The pageantry which makes the sport must also be separate from the sport and done in deference to its importance. Like the volcano gods of old adventure serials, American football is a beast which must be soothed by dance.
And under this definition, cheerleading can only be a sport when it has its own cheerleaders.
Maybe interestingly, baseball was once described to me as seeming like it wants to simulate clandestine war activity in the same way that football (and chess) are overt battle simulations. So, it’s kind of funny (if that’s true) to think that actual espionage is off the table. Though the Astros scheme reminds me of an old computer security story about someone stealing data from a secure facility by having one of those enormous line printers (the green-bar paper kind) print blank lines of varying lengths to smack the printer against the wall, where a confederate could listen on the other side and decipher the knocking.
I generally avoid professional sports, but when I’m strong-armed, the thing I focus on is the performance of people in their prime pushing themselves to their limits. Where I feel like that falls apart is, in fact, when the game goes outside of the rules and exposes how artificial it all is.
A while ago, I was talking about this as an analogy for music when talking to my landlord, explaining that jazz is really a kind of spectator sport. Pre-recorded jazz is mostly lame and it’s also not really fun to have a band that stops to explain what they’re doing. At its best, you have musicians building on each other’s work to create an interesting performance.
The big difference, and probably a factor of why people prefer one passtime over the other might be that sports are completely adversarial. It’s not just that the teams oppose each other, but the arbiters are also set against the teams. And this seems like a problem in that conflict resolution between the parties is handled by stopping the game. One team scores, stop the game. A player’s progress is stopped, stop the game. A player is caught violating the rules, stop the game.
And that kind of makes me wonder if there’s a way of structuring a sport so that these incidents (scoring or rule violations) could be part of the game’s flow, rather than something that disrupts the flow. Baseball comes the closest by (sort of) layering mini-games on top of each other, so that one player crossing home or getting tagged out doesn’t need to affect the other players. But even then, baseball deliberately comes to a screeching halt seventeen times over the course of every game.
What you’re describing sounds like a video game-style morality system and I would love to see that implemented into a live sporting event.
That’s definitely one possibility. What I was trying (and failing) to envision is a rule change for a few seconds that tries to redress the grievance or rebalance the game. For a very weak example, instead of any of the penalty shots (stop the game, give the MacGuffin to the opposing team, let them set up, throw, and then get the game back up and running), the controlling player could be forced to immediately stop moving and their team required to back out of a part of the field. So, the game continues and there’s potentially a viable strategy for both teams.
Listening to this episode brought to mind Michael Lewis’ podcast about referees.
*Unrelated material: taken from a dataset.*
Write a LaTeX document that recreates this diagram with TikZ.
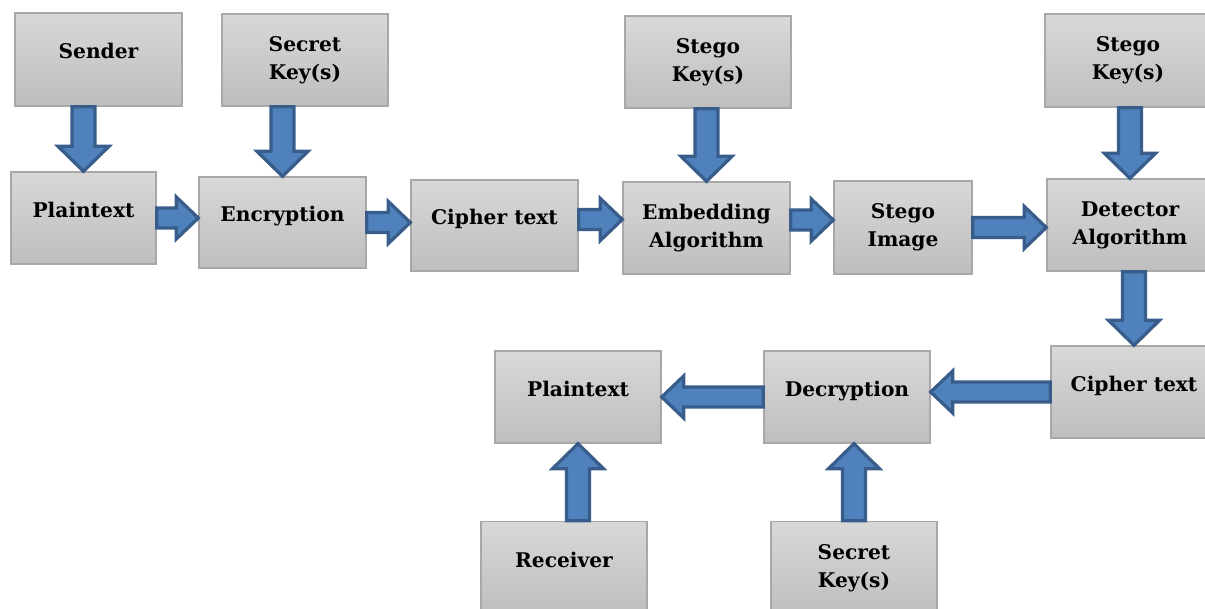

Then you mentioned Moneyball right at the end, so I have to make this recommendation for further reading: Against the Rules podcast from Michael Lewis, about cultural attitudes towards refs in basketball, finance, grammar, and more, and how they reflect on our notions of fairness. Definitely check out the first episode at least, which highlights how the calls in basketball have become objectively more fair with the advent of extensive video review, even as players and fans complain loudly about bad calls (against their team, of course).